■ **WHAT IS ASKED**: Retype, word for word, the lines from the first line of the entries through the line that holds "(xiabiao) at (117,286)"; leave out the pictures.

= = =

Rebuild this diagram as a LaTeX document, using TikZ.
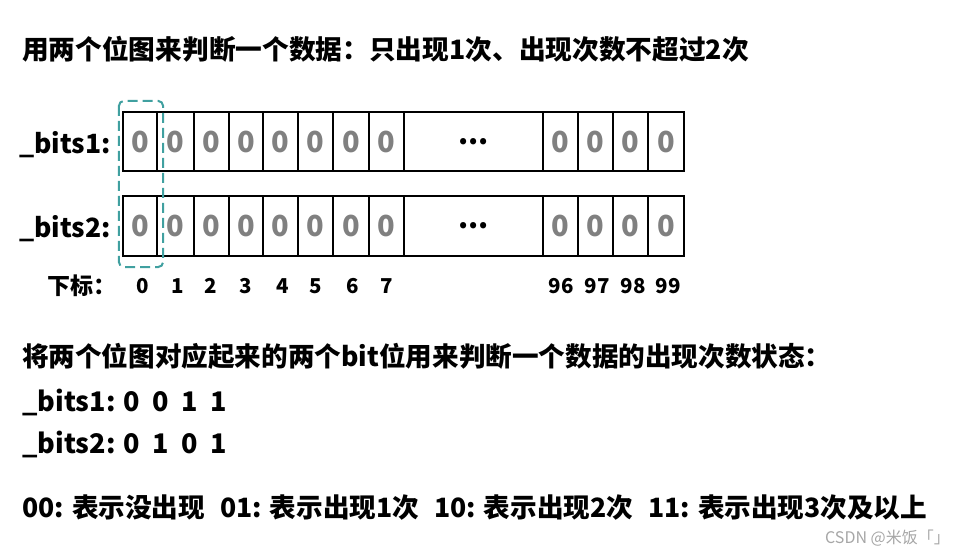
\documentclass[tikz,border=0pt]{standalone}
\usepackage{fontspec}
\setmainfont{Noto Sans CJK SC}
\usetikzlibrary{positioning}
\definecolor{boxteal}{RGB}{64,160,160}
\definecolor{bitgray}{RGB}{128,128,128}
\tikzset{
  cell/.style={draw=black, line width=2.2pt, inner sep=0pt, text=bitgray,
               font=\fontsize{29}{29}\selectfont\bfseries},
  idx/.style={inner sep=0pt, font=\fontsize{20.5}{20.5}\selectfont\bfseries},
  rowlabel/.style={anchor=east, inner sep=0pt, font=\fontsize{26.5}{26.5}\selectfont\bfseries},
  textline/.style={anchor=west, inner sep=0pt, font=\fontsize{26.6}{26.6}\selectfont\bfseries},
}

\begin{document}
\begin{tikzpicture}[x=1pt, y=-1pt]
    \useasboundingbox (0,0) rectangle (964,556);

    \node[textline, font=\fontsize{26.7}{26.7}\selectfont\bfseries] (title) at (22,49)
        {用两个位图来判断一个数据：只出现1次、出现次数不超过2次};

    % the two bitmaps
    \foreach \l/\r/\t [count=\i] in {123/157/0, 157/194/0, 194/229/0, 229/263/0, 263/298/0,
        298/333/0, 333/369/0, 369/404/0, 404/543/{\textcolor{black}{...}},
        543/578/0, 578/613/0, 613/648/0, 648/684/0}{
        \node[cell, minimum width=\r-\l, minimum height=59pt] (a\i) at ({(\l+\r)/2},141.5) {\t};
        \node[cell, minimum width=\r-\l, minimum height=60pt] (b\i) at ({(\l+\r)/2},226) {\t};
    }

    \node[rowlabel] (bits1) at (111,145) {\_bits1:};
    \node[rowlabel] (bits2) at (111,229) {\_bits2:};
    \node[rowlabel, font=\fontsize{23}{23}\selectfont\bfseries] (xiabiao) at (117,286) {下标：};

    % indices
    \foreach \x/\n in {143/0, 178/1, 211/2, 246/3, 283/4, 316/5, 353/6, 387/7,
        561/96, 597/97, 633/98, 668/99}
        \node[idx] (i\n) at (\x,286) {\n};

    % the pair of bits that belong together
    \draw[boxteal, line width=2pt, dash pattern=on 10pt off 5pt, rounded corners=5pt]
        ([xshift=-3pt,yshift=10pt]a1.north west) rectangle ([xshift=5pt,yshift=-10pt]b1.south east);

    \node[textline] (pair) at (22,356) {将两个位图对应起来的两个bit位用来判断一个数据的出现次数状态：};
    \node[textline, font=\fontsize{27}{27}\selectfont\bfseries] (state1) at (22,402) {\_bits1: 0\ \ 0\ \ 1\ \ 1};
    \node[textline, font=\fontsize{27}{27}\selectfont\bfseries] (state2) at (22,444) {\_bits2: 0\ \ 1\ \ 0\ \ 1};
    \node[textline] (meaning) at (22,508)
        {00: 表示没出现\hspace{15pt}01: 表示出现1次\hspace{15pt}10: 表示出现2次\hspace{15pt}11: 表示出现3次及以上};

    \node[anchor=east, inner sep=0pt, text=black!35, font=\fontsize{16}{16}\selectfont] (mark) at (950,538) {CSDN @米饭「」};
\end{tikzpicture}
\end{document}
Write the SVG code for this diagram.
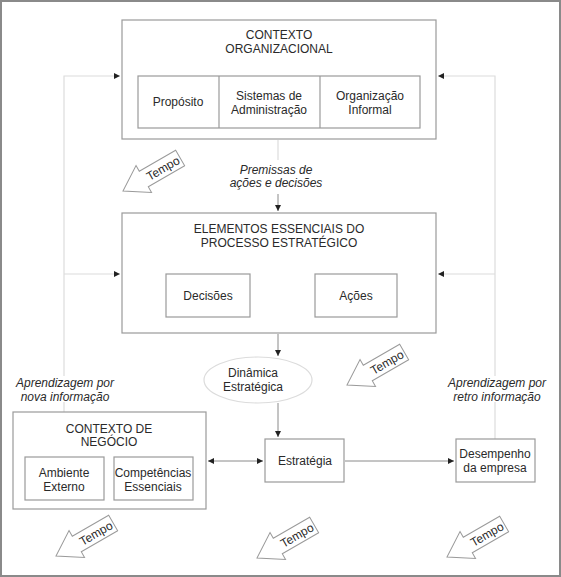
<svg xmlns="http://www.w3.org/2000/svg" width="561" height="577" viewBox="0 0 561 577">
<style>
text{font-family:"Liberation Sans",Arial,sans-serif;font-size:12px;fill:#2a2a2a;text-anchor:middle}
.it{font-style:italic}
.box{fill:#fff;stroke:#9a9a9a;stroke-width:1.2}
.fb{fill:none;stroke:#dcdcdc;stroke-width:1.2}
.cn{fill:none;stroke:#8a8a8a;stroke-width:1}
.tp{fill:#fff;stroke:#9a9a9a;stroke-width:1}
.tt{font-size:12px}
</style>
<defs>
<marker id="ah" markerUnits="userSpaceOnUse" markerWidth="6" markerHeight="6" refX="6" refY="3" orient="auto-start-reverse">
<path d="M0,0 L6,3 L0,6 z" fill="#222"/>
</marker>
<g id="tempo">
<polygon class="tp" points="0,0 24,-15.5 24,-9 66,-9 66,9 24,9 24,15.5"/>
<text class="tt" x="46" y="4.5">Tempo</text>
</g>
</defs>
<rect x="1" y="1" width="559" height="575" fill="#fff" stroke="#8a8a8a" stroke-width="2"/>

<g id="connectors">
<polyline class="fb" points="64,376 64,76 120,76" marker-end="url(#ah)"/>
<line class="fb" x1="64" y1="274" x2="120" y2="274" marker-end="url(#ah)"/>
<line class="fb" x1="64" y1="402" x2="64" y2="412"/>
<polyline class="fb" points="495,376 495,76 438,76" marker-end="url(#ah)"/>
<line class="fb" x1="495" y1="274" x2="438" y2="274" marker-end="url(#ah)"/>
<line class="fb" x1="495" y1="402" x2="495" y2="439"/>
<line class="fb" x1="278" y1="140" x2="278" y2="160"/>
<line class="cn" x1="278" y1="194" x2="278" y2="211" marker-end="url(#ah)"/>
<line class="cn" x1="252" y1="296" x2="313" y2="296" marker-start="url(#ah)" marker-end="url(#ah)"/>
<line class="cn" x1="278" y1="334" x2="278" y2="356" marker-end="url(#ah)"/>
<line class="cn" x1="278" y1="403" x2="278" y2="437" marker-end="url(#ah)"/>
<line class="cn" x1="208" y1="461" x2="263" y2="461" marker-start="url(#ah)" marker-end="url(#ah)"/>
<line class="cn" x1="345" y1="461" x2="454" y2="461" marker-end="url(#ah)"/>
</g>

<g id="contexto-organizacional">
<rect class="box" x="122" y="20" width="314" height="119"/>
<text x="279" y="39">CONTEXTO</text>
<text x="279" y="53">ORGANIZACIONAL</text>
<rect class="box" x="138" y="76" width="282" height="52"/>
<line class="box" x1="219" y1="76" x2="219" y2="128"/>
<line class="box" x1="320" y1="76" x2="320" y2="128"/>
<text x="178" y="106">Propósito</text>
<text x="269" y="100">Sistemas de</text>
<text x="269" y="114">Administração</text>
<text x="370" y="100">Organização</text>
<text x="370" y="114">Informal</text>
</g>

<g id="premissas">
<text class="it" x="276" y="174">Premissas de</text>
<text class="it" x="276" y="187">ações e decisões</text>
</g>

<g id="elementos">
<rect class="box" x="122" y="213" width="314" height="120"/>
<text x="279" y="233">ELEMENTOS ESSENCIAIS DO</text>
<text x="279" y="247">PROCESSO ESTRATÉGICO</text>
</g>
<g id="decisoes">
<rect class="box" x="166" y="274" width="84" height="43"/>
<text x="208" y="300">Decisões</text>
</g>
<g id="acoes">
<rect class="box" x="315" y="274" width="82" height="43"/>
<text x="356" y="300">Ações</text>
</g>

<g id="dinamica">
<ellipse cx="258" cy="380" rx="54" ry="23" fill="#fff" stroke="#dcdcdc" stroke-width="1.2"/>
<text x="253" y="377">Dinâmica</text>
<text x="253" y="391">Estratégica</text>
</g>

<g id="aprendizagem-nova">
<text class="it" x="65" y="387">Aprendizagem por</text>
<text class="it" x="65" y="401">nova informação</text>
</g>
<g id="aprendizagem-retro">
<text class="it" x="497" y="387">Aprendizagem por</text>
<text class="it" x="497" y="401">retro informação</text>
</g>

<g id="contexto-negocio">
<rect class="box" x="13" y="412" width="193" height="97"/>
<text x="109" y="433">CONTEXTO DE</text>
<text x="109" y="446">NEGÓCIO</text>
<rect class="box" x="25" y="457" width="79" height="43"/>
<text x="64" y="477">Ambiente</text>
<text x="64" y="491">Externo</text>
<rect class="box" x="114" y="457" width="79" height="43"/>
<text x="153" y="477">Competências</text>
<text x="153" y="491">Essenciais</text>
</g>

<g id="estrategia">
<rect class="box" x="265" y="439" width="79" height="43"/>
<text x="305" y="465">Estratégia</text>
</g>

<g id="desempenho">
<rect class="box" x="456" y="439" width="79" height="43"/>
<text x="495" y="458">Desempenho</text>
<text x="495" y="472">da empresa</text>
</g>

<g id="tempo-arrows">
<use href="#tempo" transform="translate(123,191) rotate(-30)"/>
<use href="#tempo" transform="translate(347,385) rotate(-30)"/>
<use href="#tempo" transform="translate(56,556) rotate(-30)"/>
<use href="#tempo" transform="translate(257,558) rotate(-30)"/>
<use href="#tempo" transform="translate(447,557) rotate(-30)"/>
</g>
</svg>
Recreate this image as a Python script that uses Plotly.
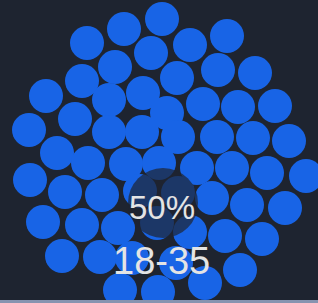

= = =

■ **EXERCISE ANSWER**:
Rebuild this diagram as a LaTeX document, using TikZ.
\documentclass[tikz,border=0pt]{standalone}
\usepackage{fontspec}
\setmainfont{Noto Sans CJK SC}
\usetikzlibrary{positioning}
\definecolor{boxteal}{RGB}{64,160,160}
\definecolor{bitgray}{RGB}{128,128,128}
\tikzset{
  cell/.style={draw=black, line width=2.2pt, inner sep=0pt, text=bitgray,
               font=\fontsize{29}{29}\selectfont\bfseries},
  idx/.style={inner sep=0pt, font=\fontsize{20.5}{20.5}\selectfont\bfseries},
  rowlabel/.style={anchor=east, inner sep=0pt, font=\fontsize{26.5}{26.5}\selectfont\bfseries},
  textline/.style={anchor=west, inner sep=0pt, font=\fontsize{26.6}{26.6}\selectfont\bfseries},
}

\begin{document}
\begin{tikzpicture}[x=1pt, y=-1pt]
    \useasboundingbox (0,0) rectangle (964,556);

    \node[textline, font=\fontsize{26.7}{26.7}\selectfont\bfseries] (title) at (22,49)
        {用两个位图来判断一个数据：只出现1次、出现次数不超过2次};

    % the two bitmaps
    \foreach \l/\r/\t [count=\i] in {123/157/0, 157/194/0, 194/229/0, 229/263/0, 263/298/0,
        298/333/0, 333/369/0, 369/404/0, 404/543/{\textcolor{black}{...}},
        543/578/0, 578/613/0, 613/648/0, 648/684/0}{
        \node[cell, minimum width=\r-\l, minimum height=59pt] (a\i) at ({(\l+\r)/2},141.5) {\t};
        \node[cell, minimum width=\r-\l, minimum height=60pt] (b\i) at ({(\l+\r)/2},226) {\t};
    }

    \node[rowlabel] (bits1) at (111,145) {\_bits1:};
    \node[rowlabel] (bits2) at (111,229) {\_bits2:};
    \node[rowlabel, font=\fontsize{23}{23}\selectfont\bfseries] (xiabiao) at (117,286) {下标：};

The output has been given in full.